UK Snapshot

09/06/2017 at 5:25 pm

Today is all about the election: uncertainty, Brexit, uncertainty over Brexit, the pound, the effect of uncertainty on the pound, the effect of an uncertain Brexit on the pound, etc. ad infinitum. As we have had occasion to observe before, speculation on unknowable outcomes is pure idleness. One might as well invest on the basis of the weather.

So while others preoccupy themselves with whimsical guesses about the impact of the country’s eye-popping day out at the polls, this blog will follow up its recent drains-up summary of the global banking system with a brief, brass-tacks tour of the UK’s current and prospective economic landscape.

Economists traditionally divide indicators into one of three categories: leading, lagging, and coincident. We will take a look at all of these in chronological order to serve both logic and completeness.

The classic lagging indicators are inflation and unemployment as they represent embedded economic trends, among other things.

Readers will know that price increases have been accelerating in Britain for some time, driven by sterling weakness and commodity strength. The rate of RPI inflation has more than doubled over the last 12 months from +1.6% to +3.5%, while CPI has recovered from near zero (+0.5%) to +2.7%. This might represent a normalization of price behaviour following an unusual depression, and / or turn out to be a relatively transient phenomenon.
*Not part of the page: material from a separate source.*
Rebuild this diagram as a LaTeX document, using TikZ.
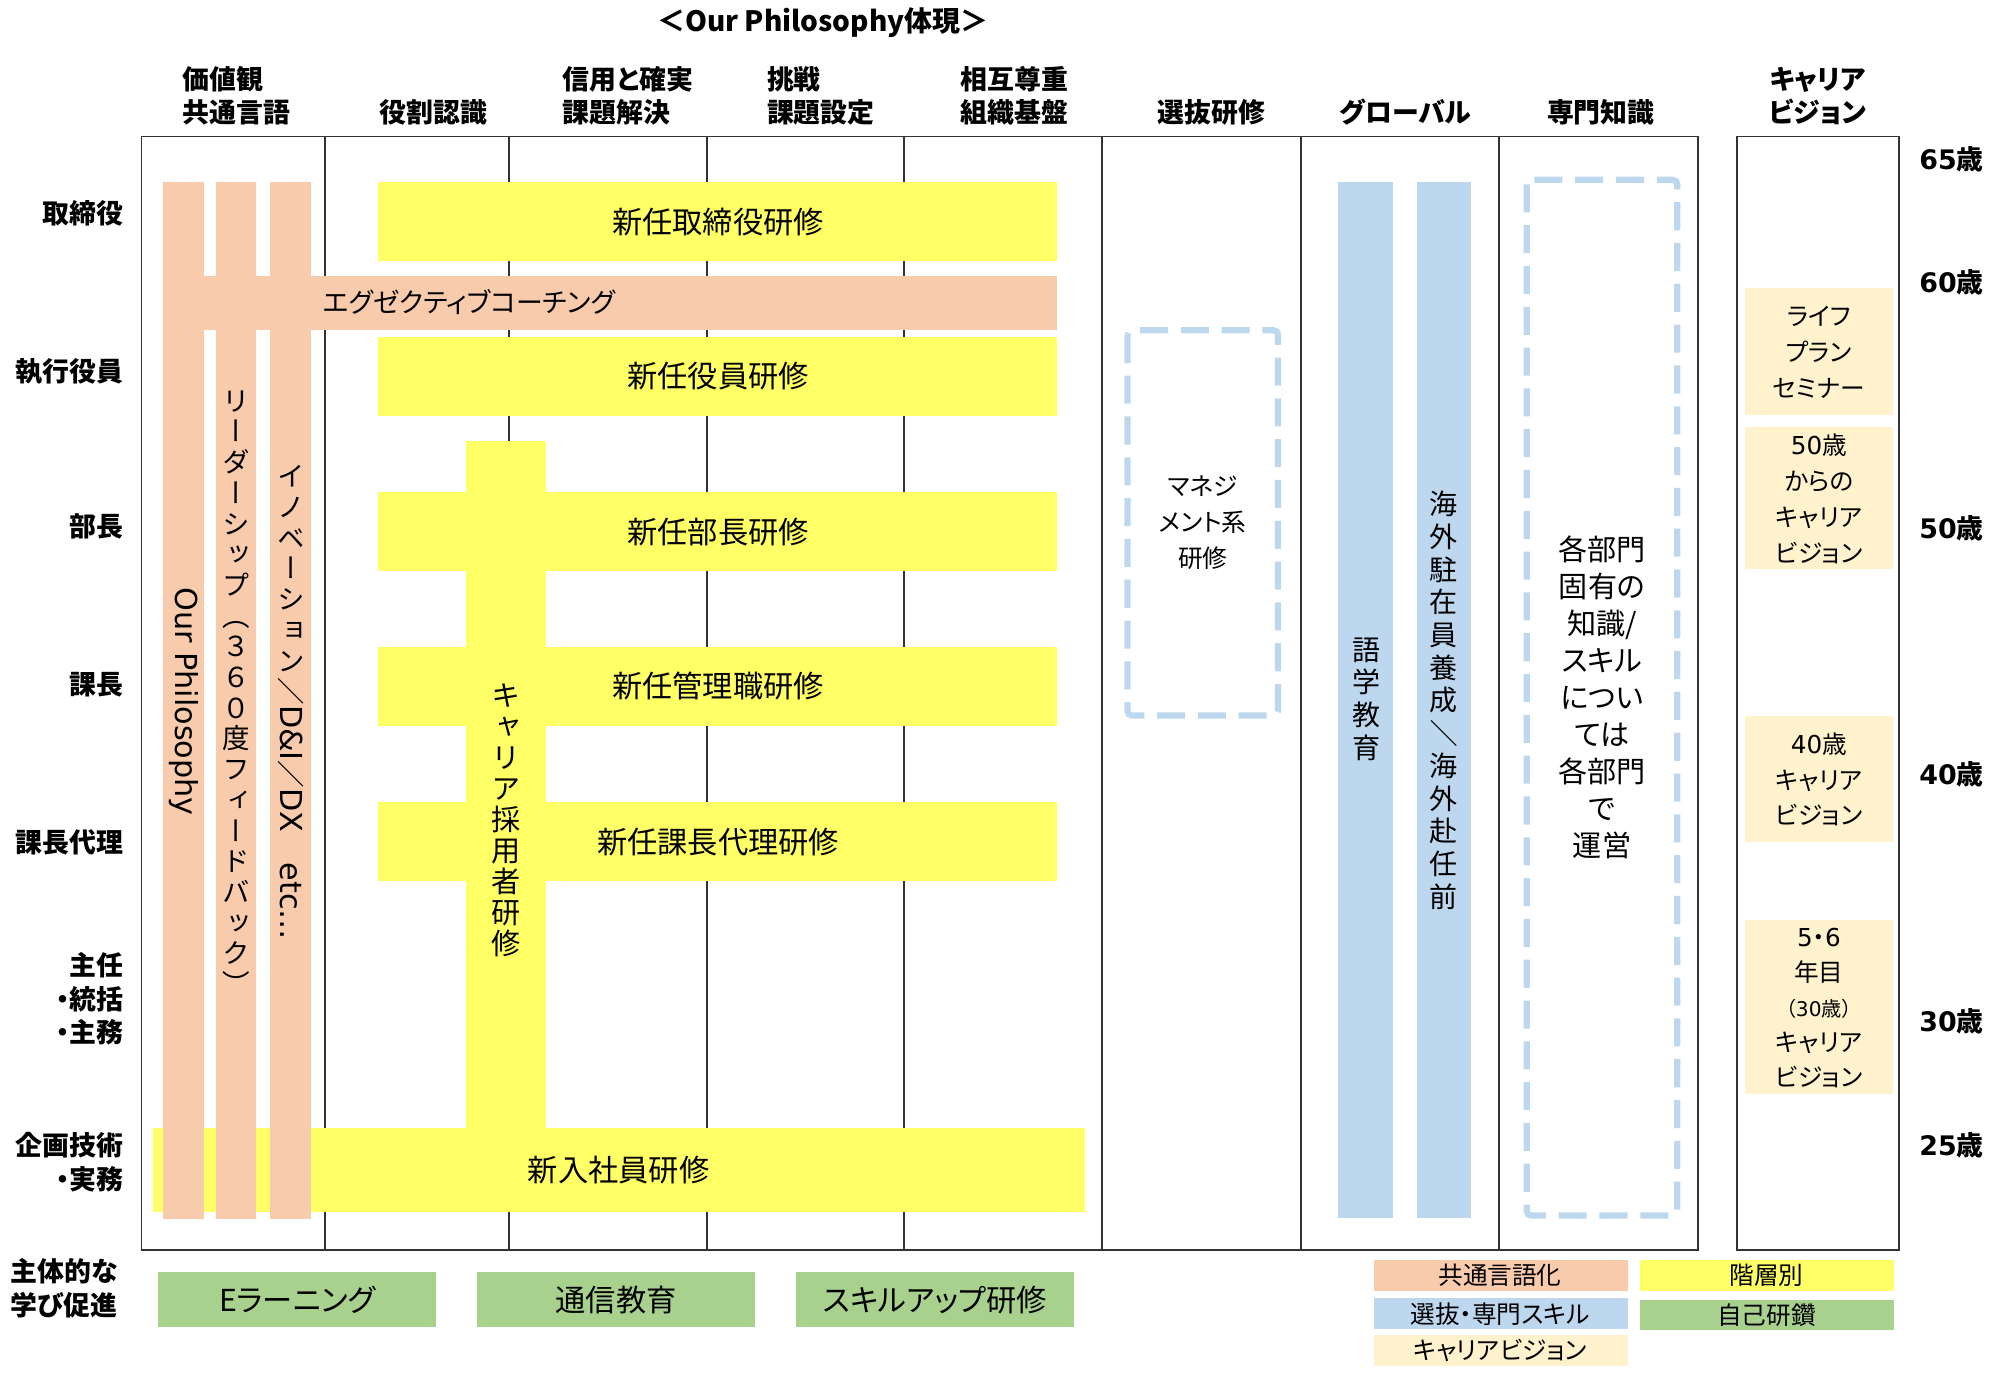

Although we know it is consistent with a sustained upward trend in economic activity, then, it is not possible to read this from the various inflation prints alone.

The labour market is a different kettle of fish. The longstanding claimant count measure of the unemployment rate hit a more than 40-year low of just over 2% last year and has bobbled around there ever since. The more highly-favoured, internationally comparable ILO survey measure has pointed towards a steadier recent strengthening, reaching a 40-year low of 4.6% in the March release down from 5.1% a year earlier. Both measures are indicators of rude economic health and suggest that the economy is now at or around full employment.

Coincident indicators occupy a broad universe: there is a lot of data on what people have been doing just now, from consumer purchases to business activity to construction. To cover all these bases we can look at retail sales, purchasing manager surveys and broad growth in GDP.

Retail sales came under a lot of scrunity earlier this year as evidence that consumer activity was being squeezed by higher prices. Monthly figures for this series are volatile but the annual increase for the year to April came in unexpectedly high at +4.5%, bang in line with the 12-month rolling average both currently and for the pre-referendum peaks of 2015. Consumer activity, by this measure, is currently strong.

The composite PMI measure provides a snapshot of business conditions across all sectors (manufacturing, services and construction). A reading of >50 indicates expansion; of <50, shrinkage. The May print came in at 54.4, a healthy but not overly exuberant result consistent with the pace of activity observed in both of the two prior quarters.

The second estimate of broad GDP growth for Q1 came in for much attention when it was released a couple of weeks ago. Revised down all the way from +0.3% on the quarter to +0.2%, and thus equalling the level attained back in the ancient past of Q1 2016 it was taken as evidence that Brexit fears were beginning to bite. Export growth in particular came in for some scrutiny as it seemed that net trade was failing to profit from cheap sterling. Fortunately, scrutiny of ONS methodology revealed that the export fall was largely an accounting offset against increased fixed capital formation pertaining to “non-monetary gold” [further detail available on request]. Look through the noise and the top line measure of real GDP growth over the year to Q1 reached +2.0%, 0.4% more than the rate for Q1 2016.

Finally, if we are to look to the future it is the leading indicators which are of most interest. The principal leading data are confidence surveys, so we will cover the main bases and take in the GfK consumer survey, the Lloyds UK Business Barometer and the EC Economic Sentiment indicator for the UK overall.

Consumer confidence has remained steady this year at between -5 and -7, a little higher than its long run (20 and 30 year) averages. The May figure actually ticked back up to the top of this very narrow range. This stacks up pretty favourably against the low of -12 hit in the aftermath of the referendum, the -29 seen five years ago and the low of -39 plumbed in the depths of the Great Recession.

The Lloyds series is a very volatile beast indeed so I have looked only at the rolling 6-month average. This has recovered all the ground it lost in the second half of last year, though remains lower than the peaks attained in 2014-15 (+37 as against +50 to +55).

Finally, the EC’s measure has shown a steady recovery from a referendum-driven dip last year to a range of 108-111, consistent with the highest ranges reached in the 2000s.

There, then, is a broad, conventional snapshot of the UK economy as it stands today, regardless of panic (or elation?) at the various politically-led uncertainties we now undoubtedly face. Readers will be able to make their own judgements as to our economic health, sickness, or for that matter, equilibrium as these data continue to evolve.